Having served several times as an election judge, I can honestly say that the experience is satisfying, patriotic, and community-minded, but not in the least bit exciting. No matter what election site these folks visit, they will see the same monotonous, bipartisan, rule-driven process. They should bring coffee.

Elections are like casinos in a way, tantalizing on the outside, humdrum on the inside, and that’s a good thing.

As for flashy vegas-style election melodrama, we’ve had more than usual this election season. Democrats spent money to prop up conspiracy theory candidate Ron Hanks against Joe O’Dea for U.S. Senate in the primary. Hanks lost and has now endorsed Libertarian candidate Brian Peotter. Peotter admitted on 630 KHOW’s Leland Conway Show that he’s running as a spoiler candidate. If you can’t beat ‘em legitimately, try, try again.

Like Hanks, failed candidate Danielle Neuschwanger is running in the third party, hoping to derail Heidi Ganahl, who won the Republican primary for governor. Democrats funded ads to help Ganahl’s opponent Greg Lopez’s race to no avail. Fortunately for them, Neuschwanger is happy to help out in the general.

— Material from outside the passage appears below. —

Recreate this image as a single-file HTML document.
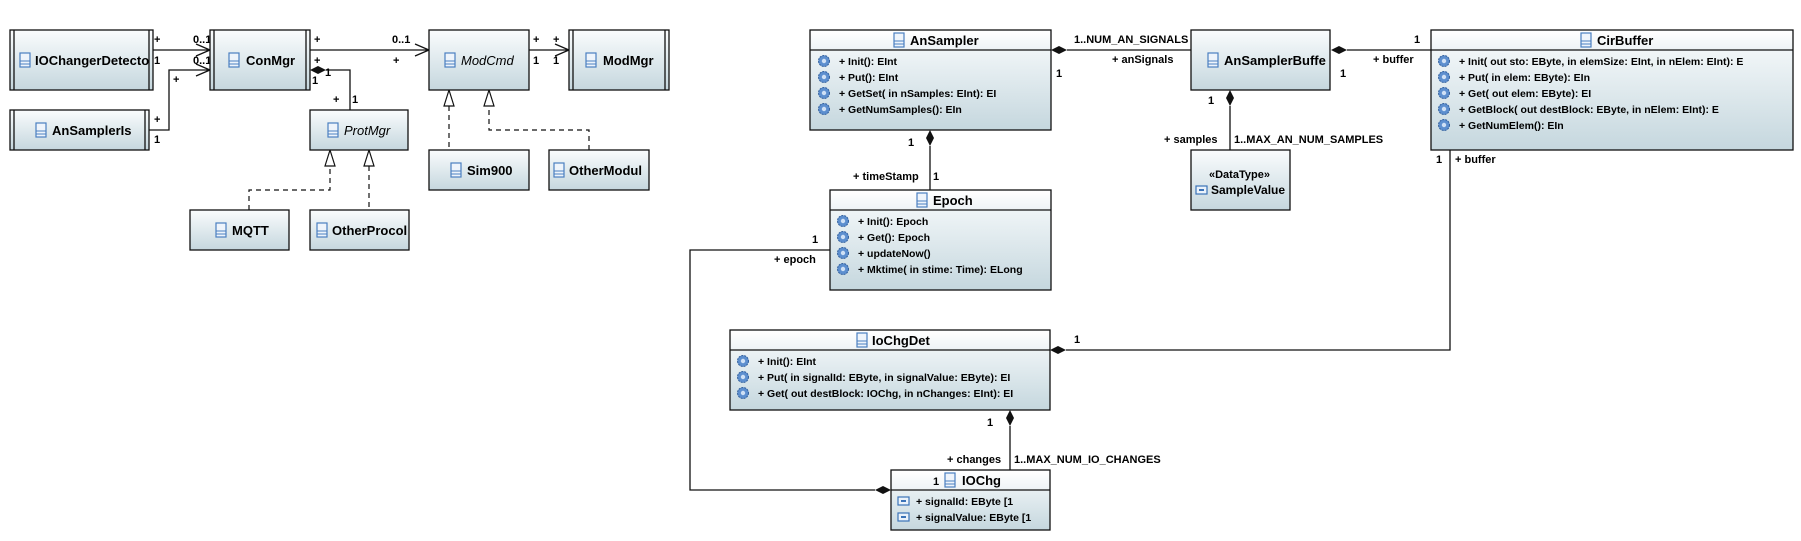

Meanwhile, Republican state Sen. Don Corum endorsed Democrat Adam Frisch for the 3rd Congressional District over his primary opponent Rep. Lauren Boebert. That’s understandable; she called him a groomer and drug dealer in a primary debate.

Corum might regret the endorsement. This week Frisch was accused in a story on Breitbart News of meeting a paramour at a storage unit for a steamy affair. The owner of a taxi cab business claimed he used surveillance tape to blackmail the then-city councilman into derailing a city transportation program that would have hurt the witness’s business interests. The sordid ordeal raises many questions, not least about the high price of lodging in Aspen. Inflation is driving needy Coloradans to illicit storage unit sex.

Boebert faced her own scandal earlier in this race when she was accused by her former sister-in-law of crashing a side-by-side off-road vehicle in the desert and trying to cover up the accident that left her sister-in-law severely injured by refusing to call for emergency help.

Also this month, the Supreme Court rejected MyPillow huckster Mike Lindell’s attempt to stop a defamation suit by Denver-based voting machine company Dominion Voting Systems over false claims he made about the company.

His conspiracy theory associate Mesa County Clerk Tina Peters was prohibited by a judge from overseeing elections again this year. She was indicted by a grand jury on seven felony counts for allowing an unauthorized person to access election equipment. She also tried to kick a police officer when they detained her at a bagel shop.

In other legal wrangling, petitioners hoping to oust State Sen. Kevin Priola, a Republican turned Democrat, were told by the Denver District Court that they will have to restart their recalls efforts in January.  Petitioners started gathering signatures when Colorado’s Secretary of State Jena Griswold decreed that the recall would take place in Senate District 13 rather than Priola’s current Senate District 25. They have appealed.